Nope, I insist that you explicitly add the above example under #1 (Opposing
views as paranoid idiocy), #2 (Opposing views as flat earth science), and
#4 (Opponents suffer psychiatric disturbance), since it makes clear why the
opposing view in question was called paranoid idiocy, why the opposing view
in question was equivalent to flat earth science, and why the opponent in
question suffered psychiatric disturbance. Otherwise, if you leave the
example out, you might be mistaken for trying to give the impression that
anti-anti-Americanism simply dismisses any opposing view as paranoid idiocy,
as flat earth science, and any opponent as psychiatrically disburbed - and
you certainly weren’t trying to give any such impression with your little
“proscription,” were you?

> If anyone else would like to comment on the Heidegger list code of
> practice for proscription please feel free as I think we’re getting
> close to a final draft. Also what do people think about
> universalizing its principles? In one sense what is being proposed
> here are global principles for proscription insofar as “Americanism”
> is a global concept rather than anything merely confined to America
> so in a sense it involves all non-American “Americans” as well, or at
> very least all of us non-Americans who are party to the “Coalition of
> the Willing”. On the other hand proscription is itself not something
> merely American but as a formal practice dates back to the
> legislative tradition of the Roman Republic under Sulla.
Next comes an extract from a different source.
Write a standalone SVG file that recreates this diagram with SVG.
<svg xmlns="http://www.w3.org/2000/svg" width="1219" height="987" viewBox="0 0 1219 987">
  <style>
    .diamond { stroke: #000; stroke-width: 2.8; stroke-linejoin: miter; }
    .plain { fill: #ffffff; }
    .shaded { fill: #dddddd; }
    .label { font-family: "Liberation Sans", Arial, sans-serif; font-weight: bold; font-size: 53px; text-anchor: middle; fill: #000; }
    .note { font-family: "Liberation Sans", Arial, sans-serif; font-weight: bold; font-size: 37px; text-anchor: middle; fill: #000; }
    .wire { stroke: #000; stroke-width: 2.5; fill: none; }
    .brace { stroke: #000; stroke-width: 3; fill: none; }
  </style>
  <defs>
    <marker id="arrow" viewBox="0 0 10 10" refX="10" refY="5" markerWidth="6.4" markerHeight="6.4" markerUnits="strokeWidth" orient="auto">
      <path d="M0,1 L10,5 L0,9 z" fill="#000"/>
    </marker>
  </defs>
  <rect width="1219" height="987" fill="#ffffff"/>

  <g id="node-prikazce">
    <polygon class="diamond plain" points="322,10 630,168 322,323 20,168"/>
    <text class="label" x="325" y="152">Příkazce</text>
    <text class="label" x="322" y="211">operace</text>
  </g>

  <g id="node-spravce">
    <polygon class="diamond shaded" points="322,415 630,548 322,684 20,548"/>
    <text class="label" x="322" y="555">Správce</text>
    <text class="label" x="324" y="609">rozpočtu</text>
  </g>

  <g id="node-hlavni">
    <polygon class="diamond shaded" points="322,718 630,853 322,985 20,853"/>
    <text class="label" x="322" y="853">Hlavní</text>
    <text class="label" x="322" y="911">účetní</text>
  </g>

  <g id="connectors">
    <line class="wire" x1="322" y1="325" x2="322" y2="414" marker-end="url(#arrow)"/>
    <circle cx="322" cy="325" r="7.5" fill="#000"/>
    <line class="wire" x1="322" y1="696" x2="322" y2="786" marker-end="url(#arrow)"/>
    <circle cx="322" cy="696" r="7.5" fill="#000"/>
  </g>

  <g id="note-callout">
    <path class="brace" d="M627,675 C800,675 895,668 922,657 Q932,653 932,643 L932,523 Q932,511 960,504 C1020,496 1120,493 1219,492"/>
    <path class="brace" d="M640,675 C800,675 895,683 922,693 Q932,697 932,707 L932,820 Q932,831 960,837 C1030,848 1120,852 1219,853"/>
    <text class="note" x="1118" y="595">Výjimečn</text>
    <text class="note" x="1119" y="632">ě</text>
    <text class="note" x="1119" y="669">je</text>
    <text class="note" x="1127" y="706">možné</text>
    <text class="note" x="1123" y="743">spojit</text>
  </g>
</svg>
In an
> informal sense one might even say the tendency for proscription, as a
> function of polemos, is universal to all of us and crosses all
> cultural/ethnic/religious/national borders, or can we only speak for
> us moderns?

Your silly little proscription speaks for someone trying to misportray
anti-anti-Americanism as merely dismissive by ripping accusations from the
specific contexts in which they were originally applied, which is your usual
m.o., and therefore hardly surprising.